__Challenge__:
Output the first line of the listing and each line after it, up to and including the line that contains "11120, 11109, 11110]", exactly as written, minus the pictures.

__Data__:
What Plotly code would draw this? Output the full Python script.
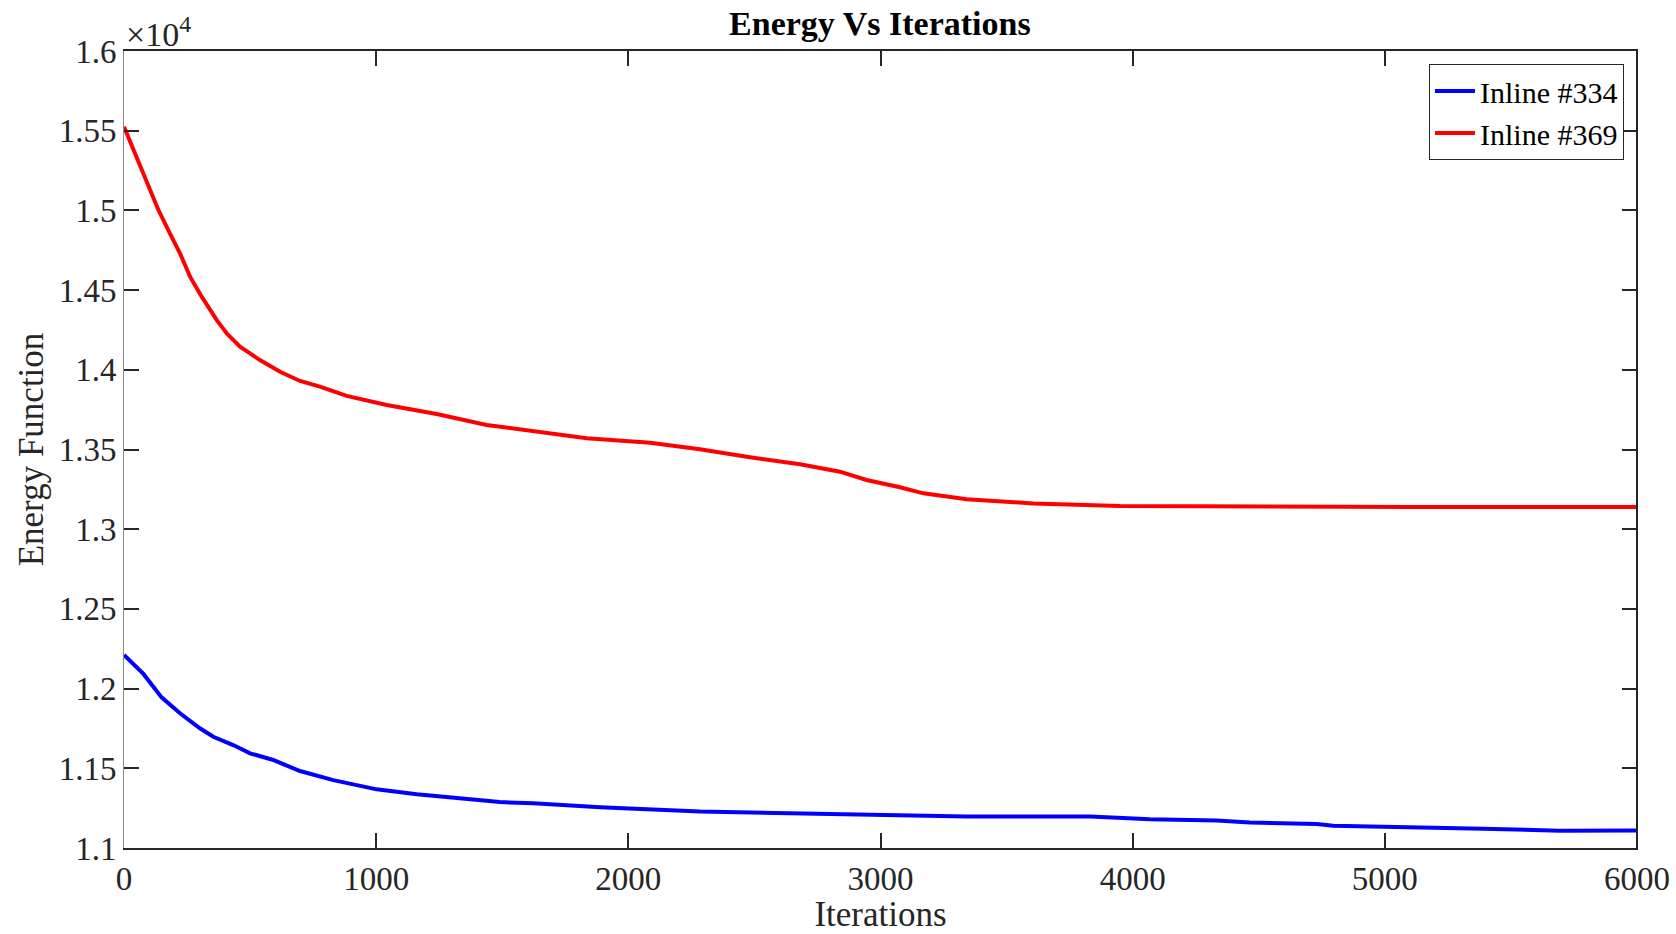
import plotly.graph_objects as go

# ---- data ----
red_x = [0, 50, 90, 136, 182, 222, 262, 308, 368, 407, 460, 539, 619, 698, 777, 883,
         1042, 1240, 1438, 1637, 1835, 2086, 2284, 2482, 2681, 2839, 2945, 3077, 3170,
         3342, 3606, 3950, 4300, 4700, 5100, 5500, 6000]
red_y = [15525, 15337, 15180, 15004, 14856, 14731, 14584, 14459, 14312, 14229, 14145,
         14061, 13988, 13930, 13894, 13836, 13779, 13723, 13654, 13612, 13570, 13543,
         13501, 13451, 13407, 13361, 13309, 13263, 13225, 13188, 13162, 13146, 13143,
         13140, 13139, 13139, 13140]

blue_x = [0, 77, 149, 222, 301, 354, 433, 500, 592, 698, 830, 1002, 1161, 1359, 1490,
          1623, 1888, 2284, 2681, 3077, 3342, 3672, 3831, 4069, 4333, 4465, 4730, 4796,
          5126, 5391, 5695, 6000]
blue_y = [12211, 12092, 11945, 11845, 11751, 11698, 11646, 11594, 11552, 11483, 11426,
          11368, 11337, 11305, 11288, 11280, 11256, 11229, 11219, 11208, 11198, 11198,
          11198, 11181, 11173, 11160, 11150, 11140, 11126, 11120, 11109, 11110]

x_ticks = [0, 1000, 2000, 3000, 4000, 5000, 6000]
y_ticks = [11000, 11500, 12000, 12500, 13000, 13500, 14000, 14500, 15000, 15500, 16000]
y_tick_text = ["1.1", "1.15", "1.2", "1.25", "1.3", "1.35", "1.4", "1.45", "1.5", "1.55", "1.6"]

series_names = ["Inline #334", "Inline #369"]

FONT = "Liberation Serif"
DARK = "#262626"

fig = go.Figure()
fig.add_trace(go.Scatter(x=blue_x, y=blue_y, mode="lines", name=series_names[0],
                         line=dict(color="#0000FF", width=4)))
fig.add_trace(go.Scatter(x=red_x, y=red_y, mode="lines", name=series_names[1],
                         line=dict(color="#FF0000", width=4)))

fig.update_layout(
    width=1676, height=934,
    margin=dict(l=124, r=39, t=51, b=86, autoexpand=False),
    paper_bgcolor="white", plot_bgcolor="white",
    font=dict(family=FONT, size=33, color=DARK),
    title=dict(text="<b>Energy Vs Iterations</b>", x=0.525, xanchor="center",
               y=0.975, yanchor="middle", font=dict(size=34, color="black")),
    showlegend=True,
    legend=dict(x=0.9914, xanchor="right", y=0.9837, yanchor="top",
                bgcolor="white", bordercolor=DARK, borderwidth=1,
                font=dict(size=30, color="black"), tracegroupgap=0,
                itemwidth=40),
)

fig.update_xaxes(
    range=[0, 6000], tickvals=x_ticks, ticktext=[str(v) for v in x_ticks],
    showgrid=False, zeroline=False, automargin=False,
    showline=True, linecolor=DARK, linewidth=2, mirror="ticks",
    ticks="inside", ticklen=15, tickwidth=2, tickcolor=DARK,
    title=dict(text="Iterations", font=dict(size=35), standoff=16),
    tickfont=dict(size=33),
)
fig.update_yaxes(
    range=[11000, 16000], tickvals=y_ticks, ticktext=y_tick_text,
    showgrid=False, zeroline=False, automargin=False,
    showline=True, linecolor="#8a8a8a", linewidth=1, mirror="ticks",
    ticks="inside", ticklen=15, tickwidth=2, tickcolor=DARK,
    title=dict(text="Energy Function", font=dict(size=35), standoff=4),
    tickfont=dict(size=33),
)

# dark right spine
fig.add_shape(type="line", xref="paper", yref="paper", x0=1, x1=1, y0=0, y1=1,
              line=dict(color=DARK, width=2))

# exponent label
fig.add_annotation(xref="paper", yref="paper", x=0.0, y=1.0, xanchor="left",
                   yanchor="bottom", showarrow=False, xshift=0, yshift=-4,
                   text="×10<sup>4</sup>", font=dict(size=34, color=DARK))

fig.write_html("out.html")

__Problem solution__:
What Plotly code would draw this? Output the full Python script.
import plotly.graph_objects as go

# ---- data ----
red_x = [0, 50, 90, 136, 182, 222, 262, 308, 368, 407, 460, 539, 619, 698, 777, 883,
         1042, 1240, 1438, 1637, 1835, 2086, 2284, 2482, 2681, 2839, 2945, 3077, 3170,
         3342, 3606, 3950, 4300, 4700, 5100, 5500, 6000]
red_y = [15525, 15337, 15180, 15004, 14856, 14731, 14584, 14459, 14312, 14229, 14145,
         14061, 13988, 13930, 13894, 13836, 13779, 13723, 13654, 13612, 13570, 13543,
         13501, 13451, 13407, 13361, 13309, 13263, 13225, 13188, 13162, 13146, 13143,
         13140, 13139, 13139, 13140]

blue_x = [0, 77, 149, 222, 301, 354, 433, 500, 592, 698, 830, 1002, 1161, 1359, 1490,
          1623, 1888, 2284, 2681, 3077, 3342, 3672, 3831, 4069, 4333, 4465, 4730, 4796,
          5126, 5391, 5695, 6000]
blue_y = [12211, 12092, 11945, 11845, 11751, 11698, 11646, 11594, 11552, 11483, 11426,
          11368, 11337, 11305, 11288, 11280, 11256, 11229, 11219, 11208, 11198, 11198,
          11198, 11181, 11173, 11160, 11150, 11140, 11126, 11120, 11109, 11110]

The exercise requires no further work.